_STORED DATA_:
+ + + + +

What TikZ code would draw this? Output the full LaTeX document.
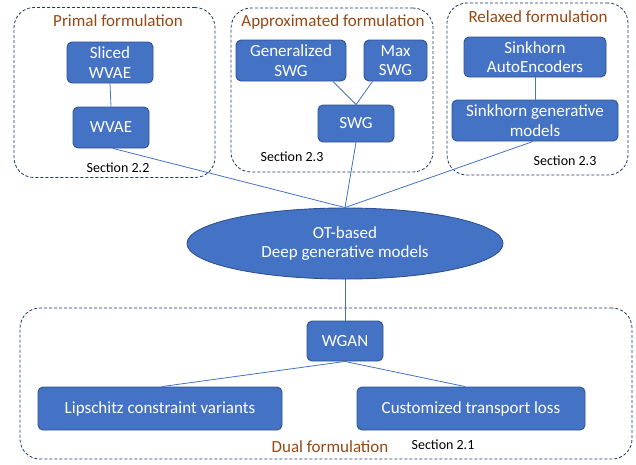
\documentclass[tikz,border=0pt]{standalone}
\usepackage{fontspec}
\setmainfont{Carlito}
\usetikzlibrary{shapes.geometric,calc}
\definecolor{boxfill}{HTML}{4472C4}
\definecolor{boxline}{HTML}{2F528F}
\definecolor{grpline}{HTML}{203864}
\definecolor{ttl}{RGB}{150,72,20}
\tikzset{
  bluebox/.style={draw=boxline,fill=boxfill,line width=0.9pt,rounded corners=5pt,text=white,
    align=center,font=\fontsize{17}{19.5}\selectfont,inner sep=0pt},
  grp/.style={draw=grpline,dashed,dash pattern=on 3pt off 2pt,line width=0.8pt,rounded corners=20pt,inner sep=0pt},
  grptitle/.style={text=ttl,font=\fontsize{17}{19}\selectfont,inner sep=0pt},
  sect/.style={text=black,font=\fontsize{14}{16}\selectfont,inner sep=0pt},
  conn/.style={draw=boxfill,line width=0.8pt}
}
\begin{document}
\begin{tikzpicture}[x=1pt,y=-1pt]
\useasboundingbox (0,0) rectangle (636,464);
% groups
\node[grp,minimum width=201pt,minimum height=170pt] (primal) at (114.5,92.5) {};
\node[grp,minimum width=202pt,minimum height=164pt] (approx) at (332,90) {};
\node[grp,minimum width=181pt,minimum height=172pt] (relaxed) at (537.5,89) {};
\node[grp,minimum width=612pt,minimum height=151pt] (dual) at (326,383.5) {};
% titles
\node[grptitle] (tprimal) at (118,21) {Primal formulation};
\node[grptitle] (tapprox) at (333,22) {Approximated formulation};
\node[grptitle] (trelaxed) at (538,17) {Relaxed formulation};
\node[grptitle] (tdual) at (330,447) {Dual formulation};
\node[sect] (s22) at (118,168) {Section 2.2};
\node[sect] (s23a) at (292,157) {Section 2.3};
\node[sect] (s23b) at (565,161) {Section 2.3};
\node[sect] (s21) at (443,445) {Section 2.1};
% boxes
\node[bluebox,minimum width=86pt,minimum height=41pt] (slicedwvae) at (110,62.5) {Sliced\\WVAE};
\node[bluebox,minimum width=76pt,minimum height=41pt] (wvae) at (111,127.5) {WVAE};
\node[bluebox,minimum width=110pt,minimum height=41pt] (gswg) at (291,60.5) {Generalized\\SWG};
\node[bluebox,minimum width=63pt,minimum height=41pt] (maxswg) at (395.5,60.5) {Max\\SWG};
\node[bluebox,minimum width=76pt,minimum height=37pt] (swg) at (356,123.5) {SWG};
\node[bluebox,minimum width=142pt,minimum height=40pt] (sae) at (535,57) {Sinkhorn\\AutoEncoders};
\node[bluebox,minimum width=166pt,minimum height=41pt] (sgm) at (535,120.5) {Sinkhorn generative\\models};
\node[ellipse,draw=boxline,fill=boxfill,line width=0.9pt,text=white,align=center,
  font=\fontsize{17}{19}\selectfont,inner sep=0pt,minimum width=316pt,minimum height=71pt] (ot) at (345,243.5) {OT-based\\Deep generative models};
\node[bluebox,minimum width=76pt,minimum height=40pt] (wgan) at (345,341) {WGAN};
\node[bluebox,minimum width=244pt,minimum height=43pt] (lip) at (160,408.5) {Lipschitz constraint variants};
\node[bluebox,minimum width=228pt,minimum height=43pt] (ctl) at (471,408.5) {Customized transport loss};
% connectors
\draw[conn] (slicedwvae.south) -- (wvae.north);
\draw[conn] ([xshift=42pt]gswg.south) -- (swg.north);
\draw[conn] ([xshift=-23pt]maxswg.south) -- (swg.north);
\draw[conn] (sae.south) -- (sgm.north);
\draw[conn] ([xshift=2pt]wvae.south) -- (ot.north);
\draw[conn] (swg.south) -- (ot.north);
\draw[conn] ([xshift=-2pt]sgm.south) -- (ot.north);
\draw[conn] (ot.south) -- (wgan.north);
\draw[conn] (wgan.south) -- ([xshift=2pt]lip.north);
\draw[conn] (wgan.south) -- ([xshift=-6pt]ctl.north);
\end{tikzpicture}
\end{document}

+ + + + +

_TASK OBJECTIVE_: Repeat all of the data above word for word, minus the pictures.

_ANSWER FOR THIS EXERCISE_:
What TikZ code would draw this? Output the full LaTeX document.
\documentclass[tikz,border=0pt]{standalone}
\usepackage{fontspec}
\setmainfont{Carlito}
\usetikzlibrary{shapes.geometric,calc}
\definecolor{boxfill}{HTML}{4472C4}
\definecolor{boxline}{HTML}{2F528F}
\definecolor{grpline}{HTML}{203864}
\definecolor{ttl}{RGB}{150,72,20}
\tikzset{
  bluebox/.style={draw=boxline,fill=boxfill,line width=0.9pt,rounded corners=5pt,text=white,
    align=center,font=\fontsize{17}{19.5}\selectfont,inner sep=0pt},
  grp/.style={draw=grpline,dashed,dash pattern=on 3pt off 2pt,line width=0.8pt,rounded corners=20pt,inner sep=0pt},
  grptitle/.style={text=ttl,font=\fontsize{17}{19}\selectfont,inner sep=0pt},
  sect/.style={text=black,font=\fontsize{14}{16}\selectfont,inner sep=0pt},
  conn/.style={draw=boxfill,line width=0.8pt}
}
\begin{document}
\begin{tikzpicture}[x=1pt,y=-1pt]
\useasboundingbox (0,0) rectangle (636,464);
% groups
\node[grp,minimum width=201pt,minimum height=170pt] (primal) at (114.5,92.5) {};
\node[grp,minimum width=202pt,minimum height=164pt] (approx) at (332,90) {};
\node[grp,minimum width=181pt,minimum height=172pt] (relaxed) at (537.5,89) {};
\node[grp,minimum width=612pt,minimum height=151pt] (dual) at (326,383.5) {};
% titles
\node[grptitle] (tprimal) at (118,21) {Primal formulation};
\node[grptitle] (tapprox) at (333,22) {Approximated formulation};
\node[grptitle] (trelaxed) at (538,17) {Relaxed formulation};
\node[grptitle] (tdual) at (330,447) {Dual formulation};
\node[sect] (s22) at (118,168) {Section 2.2};
\node[sect] (s23a) at (292,157) {Section 2.3};
\node[sect] (s23b) at (565,161) {Section 2.3};
\node[sect] (s21) at (443,445) {Section 2.1};
% boxes
\node[bluebox,minimum width=86pt,minimum height=41pt] (slicedwvae) at (110,62.5) {Sliced\\WVAE};
\node[bluebox,minimum width=76pt,minimum height=41pt] (wvae) at (111,127.5) {WVAE};
\node[bluebox,minimum width=110pt,minimum height=41pt] (gswg) at (291,60.5) {Generalized\\SWG};
\node[bluebox,minimum width=63pt,minimum height=41pt] (maxswg) at (395.5,60.5) {Max\\SWG};
\node[bluebox,minimum width=76pt,minimum height=37pt] (swg) at (356,123.5) {SWG};
\node[bluebox,minimum width=142pt,minimum height=40pt] (sae) at (535,57) {Sinkhorn\\AutoEncoders};
\node[bluebox,minimum width=166pt,minimum height=41pt] (sgm) at (535,120.5) {Sinkhorn generative\\models};
\node[ellipse,draw=boxline,fill=boxfill,line width=0.9pt,text=white,align=center,
  font=\fontsize{17}{19}\selectfont,inner sep=0pt,minimum width=316pt,minimum height=71pt] (ot) at (345,243.5) {OT-based\\Deep generative models};
\node[bluebox,minimum width=76pt,minimum height=40pt] (wgan) at (345,341) {WGAN};
\node[bluebox,minimum width=244pt,minimum height=43pt] (lip) at (160,408.5) {Lipschitz constraint variants};
\node[bluebox,minimum width=228pt,minimum height=43pt] (ctl) at (471,408.5) {Customized transport loss};
% connectors
\draw[conn] (slicedwvae.south) -- (wvae.north);
\draw[conn] ([xshift=42pt]gswg.south) -- (swg.north);
\draw[conn] ([xshift=-23pt]maxswg.south) -- (swg.north);
\draw[conn] (sae.south) -- (sgm.north);
\draw[conn] ([xshift=2pt]wvae.south) -- (ot.north);
\draw[conn] (swg.south) -- (ot.north);
\draw[conn] ([xshift=-2pt]sgm.south) -- (ot.north);
\draw[conn] (ot.south) -- (wgan.north);
\draw[conn] (wgan.south) -- ([xshift=2pt]lip.north);
\draw[conn] (wgan.south) -- ([xshift=-6pt]ctl.north);
\end{tikzpicture}
\end{document}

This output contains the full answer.